Justin Sexten: You Are How You Eat?

Wyatt Bechtel ( Feedlot closeouts averaged a profit of $22 per head last week, while packer margins remain above $200. )

Recent food marketing campaigns brought beef cattle diets back to the top of social media discussions. We know the marketing efforts surrounding what cattle eat is certainly not new to the consumer, as a quick trip through any meat case highlights the continual efforts made to differentiate beef as well as the other proteins based on the diet consumed in addition to a host of other management aspects. Beef with a side of adjectives is not limited to the grocery, food service menus are just as descriptive.

We know cattle diets influence end product quality as well as production efficiency. In general, corn-fed cattle produce beef with higher quality grades while grass-fed cattle produce a leaner product. Grain feeding is more efficient than grass finishing due increased energy density and less energy losses associated with fermentation.

In my observation, the debate around methane outside the beef industry fails to recognize methane production represents a loss of energy to fermentation, ranging from 2-12% of the total energy potential of the diet. Wouldn’t most cattlemen consider an alternative production practice that improved energy availability of the diet? The beef industry is constantly evaluating viable opportunities to reduce methane production and capture more of this potential energy, this occurs independent of the politics and marketing surrounding climate change.

There are countless factors beyond diet and fermentation products influencing the efficiency of forage and feed nutrient conversion into muscle and fat. A recent paper in the Journal of Animal Science by Ira Parsons and his Texas A&M co-workers used growing cattle fed a grain-based finishing diet to look at the relationship between feed consumption patterns and feed conversion.

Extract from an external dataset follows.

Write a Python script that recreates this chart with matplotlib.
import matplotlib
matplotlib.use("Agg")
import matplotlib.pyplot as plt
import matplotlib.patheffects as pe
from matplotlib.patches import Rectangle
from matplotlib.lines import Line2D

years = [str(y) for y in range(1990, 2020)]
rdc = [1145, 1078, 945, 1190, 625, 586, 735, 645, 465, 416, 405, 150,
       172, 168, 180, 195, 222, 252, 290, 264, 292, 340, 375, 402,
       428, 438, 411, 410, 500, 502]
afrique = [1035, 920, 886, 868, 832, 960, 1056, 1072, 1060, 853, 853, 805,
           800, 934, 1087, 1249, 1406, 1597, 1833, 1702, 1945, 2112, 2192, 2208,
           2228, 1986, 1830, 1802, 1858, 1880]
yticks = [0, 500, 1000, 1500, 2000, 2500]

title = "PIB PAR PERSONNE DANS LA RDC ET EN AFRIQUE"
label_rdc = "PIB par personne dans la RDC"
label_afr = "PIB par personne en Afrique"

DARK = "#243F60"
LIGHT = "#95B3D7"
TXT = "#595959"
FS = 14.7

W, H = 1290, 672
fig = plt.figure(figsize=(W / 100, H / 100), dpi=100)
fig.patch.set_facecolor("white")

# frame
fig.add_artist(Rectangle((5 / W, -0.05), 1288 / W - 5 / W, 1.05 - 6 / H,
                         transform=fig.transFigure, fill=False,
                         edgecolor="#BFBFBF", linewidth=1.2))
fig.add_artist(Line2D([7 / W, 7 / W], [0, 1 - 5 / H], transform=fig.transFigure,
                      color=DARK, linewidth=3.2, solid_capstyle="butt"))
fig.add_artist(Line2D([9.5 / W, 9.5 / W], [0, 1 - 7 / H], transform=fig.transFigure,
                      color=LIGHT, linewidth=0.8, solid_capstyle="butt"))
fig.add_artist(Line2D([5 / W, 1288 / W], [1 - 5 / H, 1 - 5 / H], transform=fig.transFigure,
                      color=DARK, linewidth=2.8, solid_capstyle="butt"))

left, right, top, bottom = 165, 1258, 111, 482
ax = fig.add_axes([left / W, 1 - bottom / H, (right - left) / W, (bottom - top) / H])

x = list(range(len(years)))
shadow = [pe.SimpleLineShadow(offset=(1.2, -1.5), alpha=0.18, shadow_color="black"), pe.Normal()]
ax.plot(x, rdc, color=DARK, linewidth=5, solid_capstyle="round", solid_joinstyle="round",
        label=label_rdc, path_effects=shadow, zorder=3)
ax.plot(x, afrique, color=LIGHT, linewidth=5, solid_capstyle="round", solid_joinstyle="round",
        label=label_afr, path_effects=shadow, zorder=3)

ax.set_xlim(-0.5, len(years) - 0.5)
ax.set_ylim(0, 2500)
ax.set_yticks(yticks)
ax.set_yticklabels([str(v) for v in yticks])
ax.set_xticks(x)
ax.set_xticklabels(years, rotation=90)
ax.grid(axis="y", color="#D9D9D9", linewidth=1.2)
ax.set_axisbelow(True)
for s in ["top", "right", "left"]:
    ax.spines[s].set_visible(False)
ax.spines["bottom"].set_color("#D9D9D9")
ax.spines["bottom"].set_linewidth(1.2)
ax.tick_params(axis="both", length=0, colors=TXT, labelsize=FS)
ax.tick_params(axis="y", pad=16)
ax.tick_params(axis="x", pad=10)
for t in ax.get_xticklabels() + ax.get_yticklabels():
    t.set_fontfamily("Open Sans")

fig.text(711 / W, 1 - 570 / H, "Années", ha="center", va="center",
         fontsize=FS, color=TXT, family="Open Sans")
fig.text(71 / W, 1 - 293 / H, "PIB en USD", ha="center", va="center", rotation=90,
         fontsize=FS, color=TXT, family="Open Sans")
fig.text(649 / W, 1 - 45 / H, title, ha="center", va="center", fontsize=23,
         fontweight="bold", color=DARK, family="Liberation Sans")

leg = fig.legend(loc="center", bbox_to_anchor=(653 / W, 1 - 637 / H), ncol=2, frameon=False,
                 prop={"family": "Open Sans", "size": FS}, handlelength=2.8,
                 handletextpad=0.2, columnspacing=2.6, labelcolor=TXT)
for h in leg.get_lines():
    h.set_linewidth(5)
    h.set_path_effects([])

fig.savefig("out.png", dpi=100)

Cattle and the related behaviors were sorted into one of three residual feed intake groups, for ease of reading we will call these efficient, neutral and inefficient and focus on the differences between efficient and inefficient. For context the efficient group consumed 20.3 lbs of dry matter / day and converted at 5.3 while the inefficient group ate 24.2 lbs / day and converted at 6.5.

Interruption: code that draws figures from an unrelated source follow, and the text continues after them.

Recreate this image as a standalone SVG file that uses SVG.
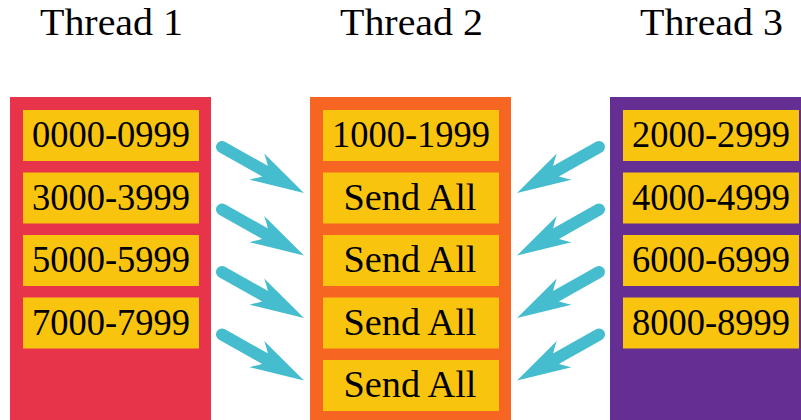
<svg xmlns="http://www.w3.org/2000/svg" xmlns:xlink="http://www.w3.org/1999/xlink" width="801" height="420" viewBox="0 0 801 420">
<style>
.t{font-family:"Liberation Serif","Times New Roman",serif;font-size:37px;fill:#000;text-anchor:middle}
.box{fill:#F9C40E}
.arrline{stroke:#45BDCE;stroke-width:12;stroke-linecap:round;fill:none}
.arrhead{fill:#45BDCE}
</style>
<defs>
<g id="arr">
<line class="arrline" x1="0" y1="0" x2="54" y2="0"/>
<path class="arrhead" d="M94,0 L40,-15 Q50,-6 54,0 Q50,6 40,15 Z"/>
</g>
</defs>
<rect width="801" height="420" fill="#fff"/>
<g id="titles">
<text class="t" x="111.5" y="35" textLength="143" lengthAdjust="spacingAndGlyphs">Thread 1</text>
<text class="t" x="411.5" y="35" textLength="143" lengthAdjust="spacingAndGlyphs">Thread 2</text>
<text class="t" x="711.5" y="35" textLength="143" lengthAdjust="spacingAndGlyphs">Thread 3</text>
</g>
<g id="thread1">
<rect x="10" y="97" width="201" height="323" fill="#E8344A"/>
<g id="t1b1"><rect class="box" x="23" y="110" width="176" height="51"/><text class="t" x="111" y="147" textLength="158" lengthAdjust="spacingAndGlyphs">0000-0999</text></g>
<g id="t1b2"><rect class="box" x="23" y="172.5" width="176" height="51"/><text class="t" x="111" y="209.5" textLength="158" lengthAdjust="spacingAndGlyphs">3000-3999</text></g>
<g id="t1b3"><rect class="box" x="23" y="235" width="176" height="51"/><text class="t" x="111" y="272" textLength="158" lengthAdjust="spacingAndGlyphs">5000-5999</text></g>
<g id="t1b4"><rect class="box" x="23" y="297.5" width="176" height="51"/><text class="t" x="111" y="334.5" textLength="158" lengthAdjust="spacingAndGlyphs">7000-7999</text></g>
</g>
<g id="thread2">
<rect x="310" y="97" width="201" height="323" fill="#F76522"/>
<g id="t2b1"><rect class="box" x="323" y="110" width="176" height="51"/><text class="t" x="411" y="147" textLength="158" lengthAdjust="spacingAndGlyphs">1000-1999</text></g>
<g id="t2b2"><rect class="box" x="323" y="172.5" width="176" height="51"/><text class="t" x="410" y="209.5" textLength="133" lengthAdjust="spacingAndGlyphs">Send All</text></g>
<g id="t2b3"><rect class="box" x="323" y="235" width="176" height="51"/><text class="t" x="410" y="272" textLength="133" lengthAdjust="spacingAndGlyphs">Send All</text></g>
<g id="t2b4"><rect class="box" x="323" y="297.5" width="176" height="51"/><text class="t" x="410" y="334.5" textLength="133" lengthAdjust="spacingAndGlyphs">Send All</text></g>
<g id="t2b5"><rect class="box" x="323" y="360" width="176" height="51"/><text class="t" x="410" y="397" textLength="133" lengthAdjust="spacingAndGlyphs">Send All</text></g>
</g>
<g id="thread3">
<rect x="610" y="97" width="191" height="323" fill="#652E93"/>
<g id="t3b1"><rect class="box" x="623" y="110" width="176" height="51"/><text class="t" x="711" y="147" textLength="158" lengthAdjust="spacingAndGlyphs">2000-2999</text></g>
<g id="t3b2"><rect class="box" x="623" y="172.5" width="176" height="51"/><text class="t" x="711" y="209.5" textLength="158" lengthAdjust="spacingAndGlyphs">4000-4999</text></g>
<g id="t3b3"><rect class="box" x="623" y="235" width="176" height="51"/><text class="t" x="711" y="272" textLength="158" lengthAdjust="spacingAndGlyphs">6000-6999</text></g>
<g id="t3b4"><rect class="box" x="623" y="297.5" width="176" height="51"/><text class="t" x="711" y="334.5" textLength="158" lengthAdjust="spacingAndGlyphs">8000-8999</text></g>
</g>
<g id="connectors">
<use xlink:href="#arr" transform="translate(222,147) rotate(29.3)"/>
<use xlink:href="#arr" transform="translate(222,209.5) rotate(29.3)"/>
<use xlink:href="#arr" transform="translate(222,272) rotate(29.3)"/>
<use xlink:href="#arr" transform="translate(222,334.5) rotate(29.3)"/>
<use xlink:href="#arr" transform="translate(599,147) scale(-1,1) rotate(29.3)"/>
<use xlink:href="#arr" transform="translate(599,209.5) scale(-1,1) rotate(29.3)"/>
<use xlink:href="#arr" transform="translate(599,272) scale(-1,1) rotate(29.3)"/>
<use xlink:href="#arr" transform="translate(599,334.5) scale(-1,1) rotate(29.3)"/>
</g>
</svg>
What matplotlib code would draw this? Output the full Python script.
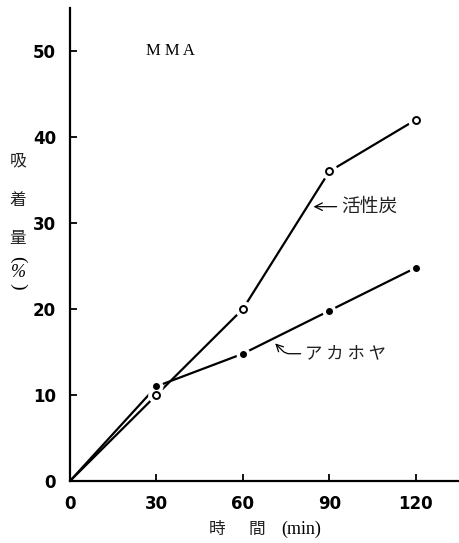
import matplotlib
matplotlib.use("Agg")
import matplotlib.pyplot as plt

plt.rcParams['font.family'] = ['Noto Sans CJK JP', 'DejaVu Sans']

# adsorption (%) vs time (min)
time_min = [0, 30, 60, 90, 120]
carbon = [0, 10, 20, 36, 42]        # 活性炭
akahoya = [0, 11, 14.8, 19.8, 24.8]  # アカホヤ

xticks = [0, 30, 60, 90, 120]
yticks = [0, 10, 20, 30, 40, 50]

fig = plt.figure(figsize=(4.59, 5.43), dpi=100)
ax = fig.add_axes([0.1525, 0.1142, 0.8475, 0.871])
ax.set_xlim(0, 135)
ax.set_ylim(0, 55)

# white halos under the markers give the small gaps in the lines
ax.plot(time_min, carbon, color='black', lw=1.6, zorder=2)
ax.plot(time_min, akahoya, color='black', lw=1.6, zorder=2)
ax.plot(time_min[1:], carbon[1:], 'o', ms=11, mfc='white', mec='white', zorder=3)
ax.plot(time_min[1:], akahoya[1:], 'o', ms=9, mfc='white', mec='white', zorder=3)
ax.plot(time_min[1:], carbon[1:], 'o', ms=5, mfc='white', mec='black', mew=1.4, zorder=4)
ax.plot(time_min[1:], akahoya[1:], 'o', ms=4, mfc='black', mec='black', zorder=4)

for s in ['top', 'right']:
    ax.spines[s].set_visible(False)
for s in ['left', 'bottom']:
    ax.spines[s].set_linewidth(1.6)

ax.set_xticks(xticks)
ax.set_yticks(yticks)
ax.tick_params(direction='in', length=5, width=1.3, pad=10)
for lab in ax.get_xticklabels() + ax.get_yticklabels():
    lab.set_fontfamily('DejaVu Sans')
    lab.set_fontweight('bold')
    lab.set_fontsize(12)

ax.text(26.5, 50, 'M M A', fontsize=12, family='Liberation Serif', va='center')

# curve labels
ax.annotate('活性炭', xy=(84.5, 31.9), xytext=(94, 31.9),
            fontsize=13.5, va='center', color='#222222',
            arrowprops=dict(arrowstyle='->', lw=0.9, color='black',
                            shrinkA=1, shrinkB=0))
ax.annotate('ア カ ホ ヤ', xy=(71.2, 16.0), xytext=(81.5, 14.8),
            fontsize=12.5, va='center', color='#222222',
            arrowprops=dict(arrowstyle='->', lw=0.9, color='black',
                            connectionstyle='angle,angleA=0,angleB=-45,rad=4',
                            shrinkA=1, shrinkB=0))

# vertical y label; parentheses turned sideways as in vertical writing
for ch, yp in [('吸', 161), ('着', 200), ('量', 238)]:
    fig.text(18 / 459, 1 - yp / 543, ch, fontsize=12, ha='center', va='center',
             color='#222222')
fig.text(18 / 459, 1 - 259 / 543, '(', fontsize=14, ha='center', va='center',
         rotation=-90, family='Liberation Serif')
fig.text(18 / 459, 1 - 272 / 543, '%', fontsize=13, ha='center', va='center',
         family='Liberation Serif', style='italic')
fig.text(18 / 459, 1 - 286 / 543, ')', fontsize=14, ha='center', va='center',
         rotation=-90, family='Liberation Serif')

# x label, all pieces on one baseline
base = 1 - 534 / 543
fig.text(217 / 459, base, '時', fontsize=12, ha='center', va='baseline', color='#222222')
fig.text(257 / 459, base, '間', fontsize=12, ha='center', va='baseline', color='#222222')
fig.text(301 / 459, base, '(min)', fontsize=13, ha='center', va='baseline',
         family='Liberation Serif')

fig.savefig('out.png', dpi=100)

The efficient steers visited the bunk less often and consumed 1.2 less “meals” each day. In addition to fewer bunk visits, efficient cattle spent less time at the bunk, a total of 11.5 minutes less each day.  Spend much time at a feedyard and it doesn’t take long to hear the concern from cattle feeders that low intake cattle don’t perform as well. In this report there were no differences in gain despite lower feed intake and less time spent eating by the efficient cattle.

The authors suggested the comparable gains may be attributed to the efficient cattle having less energy lost as heat due to the combined effects of reduced feed intake and fewer meals. The inefficient cattle may have consumed more total energy but lost more energy as heat due to digestion of larger meals more often.

One assumption we make in feeding experiments is the diet fed and the diet consumed are the same. In this experiment the efficient cattle took 5.6 minutes longer to approach the bunk after the feed truck dropped feed. Perhaps the inefficient cattle consume more roughage after feed delivery leaving more grain for the later arriving efficient cattle? This is one aspect we cannot sort out in a pen feeding experiment, but knowing there are behavioral differences associated with eating, opens up the possibility of individual animal feed consumption preferences.

Another theory suggested to outline how lower feed intake and similar performance was achieved was related to improved “rumen health”. This trial didn’t test rumen pH to monitor digestive health but the experiment did report inefficient cattle having more variable feed consumption patterns.

Combine greater feed intake with variable consumption patterns and the possibility of rumen upset may also increase. No health differences such as bloat or acidosis were reported suggesting the difference in efficiency could have been caused by suboptimal fermentation rather than rumen upset. This research highlights how animal differences in feed intake patterns may affect performance and serves as a reminder to feeders that we should work to ensure consistency in feed mixing and delivery so we do not compound these challenges.

The knowledge base around feeding behavior and the relationships to performance and efficiency continues to expand. As technology advances, our ability to monitor behavior in a normal feeding environment will help determine if efficiency causes the behavior or the behavior makes cattle more efficient. Further discoveries looking at what and how cattle eat will offer cattlemen selection and management opportunities to improve efficiency.